The reformists’ joint list of 30 candidates who they want to enter the Majlis from the capital is led by Mohammad Reza Aref, an influential figure whose decision to stand down in the 2013 presidential election in favour of Rouhani was crucial to the latter’s victory.

Also on the list is Ali Motahari, the parliament’s sole current outspoken MP – a rare conservative figure who is also critical of the ruling establishment.

Jalaeipour said the big challenge facing the reformers is persuading people to turn out and vote. “There have been a lot of disqualifications but they haven’t purged all the reformists. The ultimate aim for moderates is to have fewer hardliners in the next parliament.”

Although initial reports suggest that as few as 100 reformist candidates are among the 6,000 approved for the parliamentary elections by the Guardian Council, it is believed that some pro-reform figures may have been spared from disqualification because their allegiance has been unclear.

More than 51% of those who registered for the parliamentary elections have been disqualified.

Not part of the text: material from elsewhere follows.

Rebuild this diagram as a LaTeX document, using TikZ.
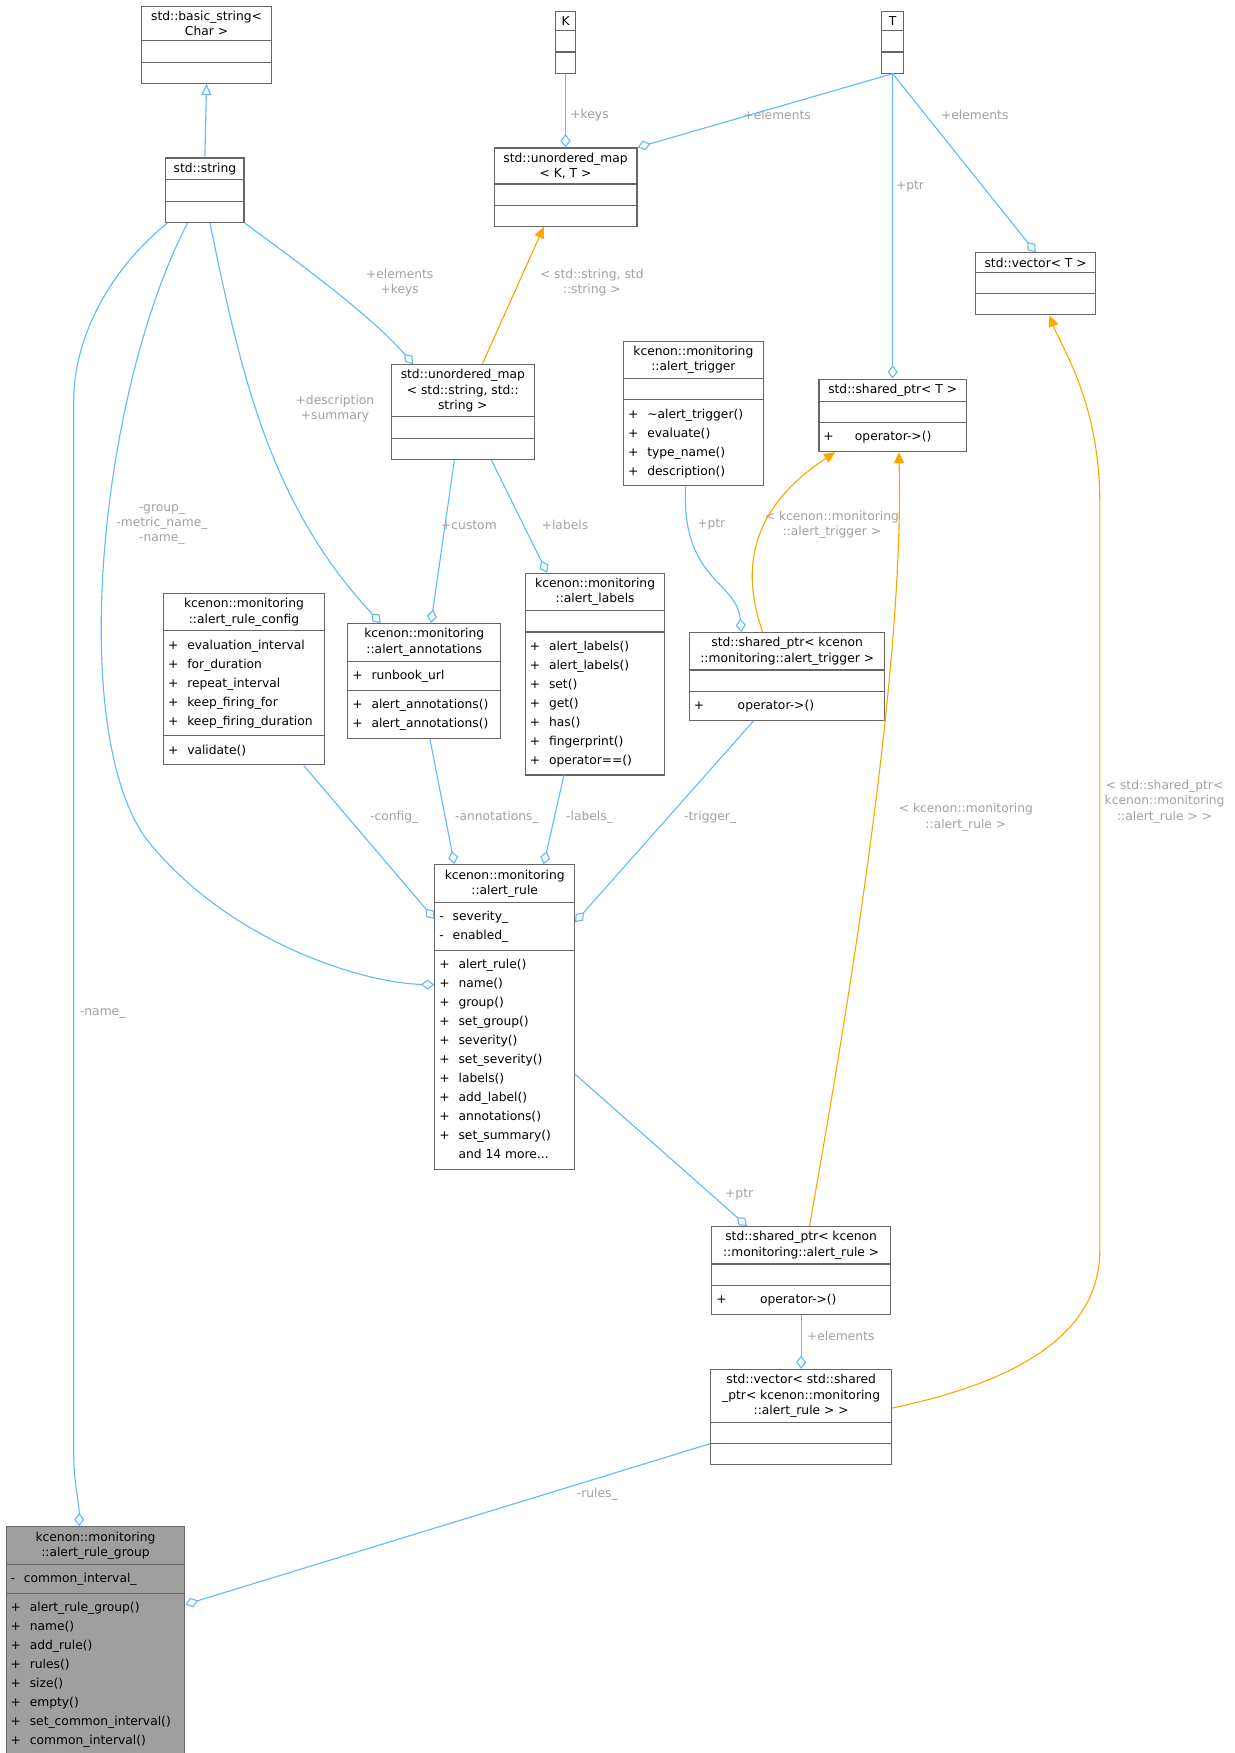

Currently only nine of the Majlis’s 290 members are female. This is unlikely to increase beyond 5%, according to Majlis Monitor, a parliamentary monitoring initiative supported by ASL19 and the University of Toronto.

The Assembly of Experts is equally important. “This is the first time since the 1979 Islamic revolution that the Assembly of Experts election, usually a lacklustre event, is attracting huge attention internally,” said Majlis Monitor’s Farhad Souzanchi.

“Because of the age of the supreme leader [Ayatollah Ali Khamenei] – he is 76 – and because the assembly lasts for eight years, it is very likely that the people who get into the assembly in this election will choose the next supreme leader, or the new leader himself may well be among those elected.”

According to Souzanchi, there is little or no sign of an organised boycott of elections in Iran, in spite of the disqualifications.

“It doesn’t look like people think a boycott is a viable solution at the moment,” he said. “When a lot of people boycotted under Mahmoud Ahmadinejad, hardliners easily dominated the Majlis, which affected everyone.

“Now, although there are not many reformist candidates, people are trying to at least block extremists from entering both bodies.”

The Guardian Council’s filtering of the candidates has not stopped polls being competitive. In 2013 Rouhani, an approved candidate, created an extraordinary momentum for change and was elected on a mandate considered at home and abroad to be legitimate.

From more than 800 Islamic theologians who registered for the Assembly of Experts, only 161 were approved for the 88-member body. This initially meant that in six provinces, one candidate was standing unopposed, but an election official has since indicated that candidates have been moved to rectify the issue.

No women have been allowed to stand. Rouhani is himself a candidate for the assembly and his name is on a list of moderates along with a former reformist president, Ali Akbar Hashemi Rafsanjani.

According to Hossein Bastani of BBC Persian, if fewer than half of those who voted for Rouhani in 2013 vote for a list of 16 moderate-leaning candidates in Tehran, the three main ultra-conservative leaders – Ahmad Jannati, Mohammad Yazdi and Mohammad Taghi Mesbah-Yazdi – will automatically be blocked.